> **What is required**
Quote, verbatim, all material below, without pictures.

> **Records supplied**
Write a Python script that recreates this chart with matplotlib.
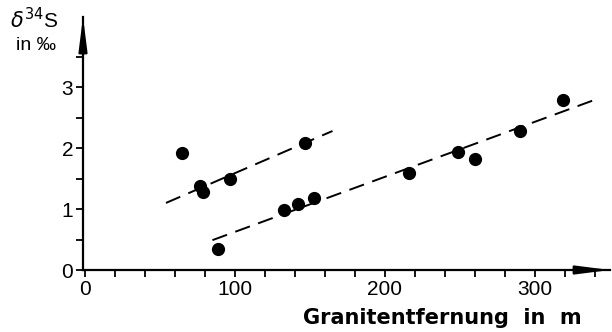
import matplotlib

matplotlib.use("Agg")
import matplotlib.pyplot as plt

# measured points: distance from granite (m), delta34S (permil)
dist_m = [65, 77, 79, 97, 89, 133, 142, 153, 147, 216, 249, 260, 290, 319]
d34s = [1.92, 1.38, 1.28, 1.49, 0.34, 0.98, 1.08, 1.18, 2.08, 1.59, 1.93, 1.82, 2.28, 2.79]

# dashed trend lines (start/end)
upper_x = [54, 165]
upper_y = [1.10, 2.28]
lower_x = [85, 343]
lower_y = [0.49, 2.82]

x_ticks = [0, 100, 200, 300]
y_ticks = [0, 1, 2, 3]

plt.rcParams["font.family"] = ["Liberation Sans", "DejaVu Sans"]

fig = plt.figure(figsize=(6.12, 3.32), dpi=100)
ax = fig.add_axes([83 / 612, 62 / 332, 527 / 612, 253 / 332])
ax.set_xlim(-1.3, 350)
ax.set_ylim(0, 4.15)

ax.plot(upper_x, upper_y, color="black", lw=1.4, dashes=(8, 4.5))
ax.plot(lower_x, lower_y, color="black", lw=1.4, dashes=(8, 4.5))
ax.plot(dist_m, d34s, "o", color="black", ms=8.5, mec="black")

for side in ("top", "right"):
    ax.spines[side].set_visible(False)
for side in ("left", "bottom"):
    ax.spines[side].set_linewidth(1.6)

ax.set_xticks(x_ticks)
ax.set_xticks(range(20, 341, 20), minor=True)
ax.set_yticks(y_ticks)
ax.set_yticks([0.5, 1.5, 2.5, 3.5], minor=True)
ax.tick_params(which="both", direction="out", length=5, width=1.3, labelsize=15, pad=2)

# arrow heads at the axis ends
arrow = dict(arrowstyle="-|>,head_length=1.1,head_width=0.14", color="black",
             lw=1.6, mutation_scale=18, shrinkA=0, shrinkB=0)
ax.annotate("", xy=(1, 0), xytext=(0.93, 0), xycoords="axes fraction",
            arrowprops=arrow, annotation_clip=False)
ax.annotate("", xy=(0, 1), xytext=(0, 0.85), xycoords="axes fraction",
            arrowprops=arrow, annotation_clip=False)

fig.text(582 / 612, 1 - 318 / 332, "Granitentfernung  in  m", ha="right", va="center",
         fontsize=15, fontweight="bold", family="DejaVu Sans")
fig.text(10 / 612, 1 - 20 / 332, r"$\delta^{34}$S", ha="left", va="center", fontsize=15)
fig.text(16 / 612, 1 - 46 / 332, "in ‰", ha="left", va="center", fontsize=14)

fig.savefig("out.png", dpi=100)
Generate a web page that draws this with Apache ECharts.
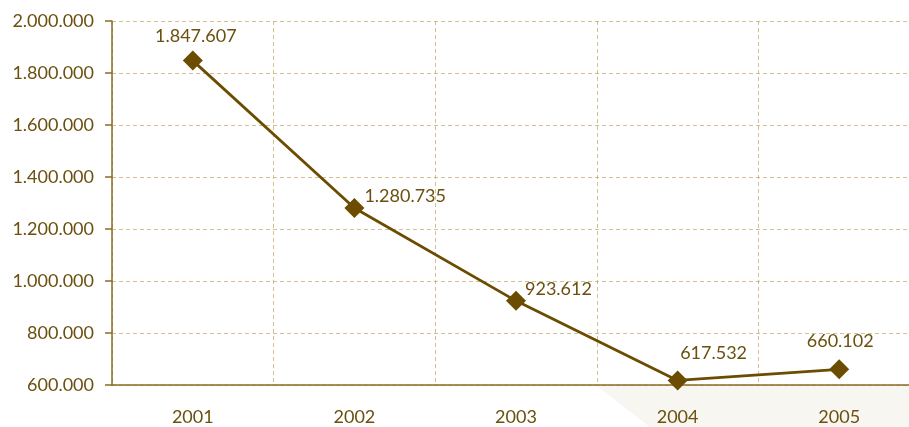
<!DOCTYPE html>
<html>
<head>
<meta charset="utf-8">
<script src="https://cdn.jsdelivr.net/npm/echarts@6/dist/echarts.min.js"></script>
<style>
  html, body { margin: 0; padding: 0; background: #fff; }
  #chart { width: 909px; height: 427px; }
</style>
</head>
<body>
<div id="chart"></div>
<script>
// data
var years = ['2001', '2002', '2003', '2004', '2005'];
var values = [1847607, 1280735, 923612, 617532, 660102];
var yMin = 600000, yMax = 2000000, yStep = 200000;

// numbers with dot as thousands separator
function fmt(v) {
    return String(v).replace(/\B(?=(\d{3})+(?!\d))/g, '.');
}

var textColor = '#6b500f';
var lineColor = '#6b4c00';
var gridColor = '#c6a96c';

// per-point label placement (style only)
var labelPlace = [
    { position: 'top', offset: [3, 0] },
    { position: 'right', offset: [-5, -12] },
    { position: 'right', offset: [-6, -12] },
    { position: 'top', offset: [36, -3] },
    { position: 'top', offset: [1, -4] }
];

var seriesData = values.map(function (v, i) {
    return { value: v, label: labelPlace[i] };
});

var myChart = echarts.init(document.getElementById('chart'));
var option = {
    backgroundColor: '#fff',
    animation: false,
    textStyle: { fontFamily: 'Lato, "DejaVu Sans", sans-serif' },
    graphic: [{
        type: 'polygon',
        z: -1,
        shape: { points: [[597, 386], [909, 386], [909, 427], [650, 427]] },
        style: { fill: '#f7f6f1' }
    }],
    grid: { left: 112, top: 21, width: 808, height: 364, outerBoundsMode: 'none', containLabel: false },
    xAxis: {
        type: 'category',
        data: years,
        boundaryGap: true,
        axisLine: { lineStyle: { color: '#8a6b26', width: 1.5 } },
        axisTick: { show: false },
        axisLabel: { color: textColor, fontSize: 18, margin: 23 },
        splitLine: {
            show: true,
            lineStyle: { color: gridColor, type: [4, 3], width: 1, opacity: 0.75 }
        }
    },
    yAxis: {
        type: 'value',
        min: yMin,
        max: yMax,
        interval: yStep,
        axisLine: { show: true, lineStyle: { color: '#8a6b26', width: 1.5 } },
        axisTick: { show: true, length: 7, lineStyle: { color: '#8a6b26', width: 1.5 } },
        axisLabel: { color: textColor, fontSize: 18, margin: 18, formatter: fmt },
        splitLine: {
            show: true,
            lineStyle: { color: gridColor, type: [4, 3], width: 1, opacity: 0.75 }
        }
    },
    series: [{
        type: 'line',
        data: seriesData,
        symbol: 'diamond',
        symbolSize: 20,
        itemStyle: { color: lineColor },
        lineStyle: { color: lineColor, width: 2.8 },
        label: {
            show: true,
            color: textColor,
            fontSize: 18,
            formatter: function (p) { return fmt(p.value); }
        }
    }]
};
myChart.setOption(option);
</script>
</body>
</html>
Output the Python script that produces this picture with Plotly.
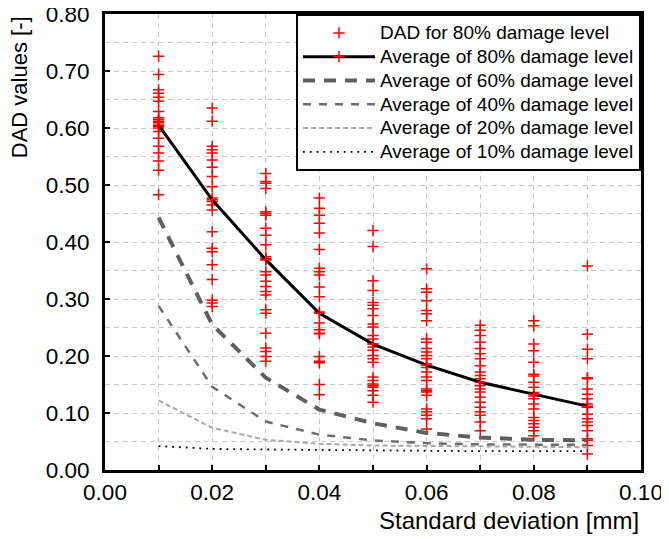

> **Problem solution**
Write a Python script that recreates this chart with matplotlib.
import matplotlib

matplotlib.use("Agg")
import matplotlib.pyplot as plt

# measured points: distance from granite (m), delta34S (permil)
dist_m = [65, 77, 79, 97, 89, 133, 142, 153, 147, 216, 249, 260, 290, 319]
d34s = [1.92, 1.38, 1.28, 1.49, 0.34, 0.98, 1.08, 1.18, 2.08, 1.59, 1.93, 1.82, 2.28, 2.79]

# dashed trend lines (start/end)
upper_x = [54, 165]
upper_y = [1.10, 2.28]
lower_x = [85, 343]
lower_y = [0.49, 2.82]

x_ticks = [0, 100, 200, 300]
y_ticks = [0, 1, 2, 3]

plt.rcParams["font.family"] = ["Liberation Sans", "DejaVu Sans"]

fig = plt.figure(figsize=(6.12, 3.32), dpi=100)
ax = fig.add_axes([83 / 612, 62 / 332, 527 / 612, 253 / 332])
ax.set_xlim(-1.3, 350)
ax.set_ylim(0, 4.15)

ax.plot(upper_x, upper_y, color="black", lw=1.4, dashes=(8, 4.5))
ax.plot(lower_x, lower_y, color="black", lw=1.4, dashes=(8, 4.5))
ax.plot(dist_m, d34s, "o", color="black", ms=8.5, mec="black")

for side in ("top", "right"):
    ax.spines[side].set_visible(False)
for side in ("left", "bottom"):
    ax.spines[side].set_linewidth(1.6)

ax.set_xticks(x_ticks)
ax.set_xticks(range(20, 341, 20), minor=True)
ax.set_yticks(y_ticks)
ax.set_yticks([0.5, 1.5, 2.5, 3.5], minor=True)
ax.tick_params(which="both", direction="out", length=5, width=1.3, labelsize=15, pad=2)

# arrow heads at the axis ends
arrow = dict(arrowstyle="-|>,head_length=1.1,head_width=0.14", color="black",
             lw=1.6, mutation_scale=18, shrinkA=0, shrinkB=0)
ax.annotate("", xy=(1, 0), xytext=(0.93, 0), xycoords="axes fraction",
            arrowprops=arrow, annotation_clip=False)
ax.annotate("", xy=(0, 1), xytext=(0, 0.85), xycoords="axes fraction",
            arrowprops=arrow, annotation_clip=False)

fig.text(582 / 612, 1 - 318 / 332, "Granitentfernung  in  m", ha="right", va="center",
         fontsize=15, fontweight="bold", family="DejaVu Sans")
fig.text(10 / 612, 1 - 20 / 332, r"$\delta^{34}$S", ha="left", va="center", fontsize=15)
fig.text(16 / 612, 1 - 46 / 332, "in ‰", ha="left", va="center", fontsize=14)

fig.savefig("out.png", dpi=100)
Generate a web page that draws this with Apache ECharts.
<!DOCTYPE html>
<html>
<head>
<meta charset="utf-8">
<script src="https://cdn.jsdelivr.net/npm/echarts@6/dist/echarts.min.js"></script>
<style>
  html, body { margin: 0; padding: 0; background: #fff; }
  #chart { width: 909px; height: 427px; }
</style>
</head>
<body>
<div id="chart"></div>
<script>
// data
var years = ['2001', '2002', '2003', '2004', '2005'];
var values = [1847607, 1280735, 923612, 617532, 660102];
var yMin = 600000, yMax = 2000000, yStep = 200000;

// numbers with dot as thousands separator
function fmt(v) {
    return String(v).replace(/\B(?=(\d{3})+(?!\d))/g, '.');
}

var textColor = '#6b500f';
var lineColor = '#6b4c00';
var gridColor = '#c6a96c';

// per-point label placement (style only)
var labelPlace = [
    { position: 'top', offset: [3, 0] },
    { position: 'right', offset: [-5, -12] },
    { position: 'right', offset: [-6, -12] },
    { position: 'top', offset: [36, -3] },
    { position: 'top', offset: [1, -4] }
];

var seriesData = values.map(function (v, i) {
    return { value: v, label: labelPlace[i] };
});

var myChart = echarts.init(document.getElementById('chart'));
var option = {
    backgroundColor: '#fff',
    animation: false,
    textStyle: { fontFamily: 'Lato, "DejaVu Sans", sans-serif' },
    graphic: [{
        type: 'polygon',
        z: -1,
        shape: { points: [[597, 386], [909, 386], [909, 427], [650, 427]] },
        style: { fill: '#f7f6f1' }
    }],
    grid: { left: 112, top: 21, width: 808, height: 364, outerBoundsMode: 'none', containLabel: false },
    xAxis: {
        type: 'category',
        data: years,
        boundaryGap: true,
        axisLine: { lineStyle: { color: '#8a6b26', width: 1.5 } },
        axisTick: { show: false },
        axisLabel: { color: textColor, fontSize: 18, margin: 23 },
        splitLine: {
            show: true,
            lineStyle: { color: gridColor, type: [4, 3], width: 1, opacity: 0.75 }
        }
    },
    yAxis: {
        type: 'value',
        min: yMin,
        max: yMax,
        interval: yStep,
        axisLine: { show: true, lineStyle: { color: '#8a6b26', width: 1.5 } },
        axisTick: { show: true, length: 7, lineStyle: { color: '#8a6b26', width: 1.5 } },
        axisLabel: { color: textColor, fontSize: 18, margin: 18, formatter: fmt },
        splitLine: {
            show: true,
            lineStyle: { color: gridColor, type: [4, 3], width: 1, opacity: 0.75 }
        }
    },
    series: [{
        type: 'line',
        data: seriesData,
        symbol: 'diamond',
        symbolSize: 20,
        itemStyle: { color: lineColor },
        lineStyle: { color: lineColor, width: 2.8 },
        label: {
            show: true,
            color: textColor,
            fontSize: 18,
            formatter: function (p) { return fmt(p.value); }
        }
    }]
};
myChart.setOption(option);
</script>
</body>
</html>
Output the Python script that produces this picture with Plotly.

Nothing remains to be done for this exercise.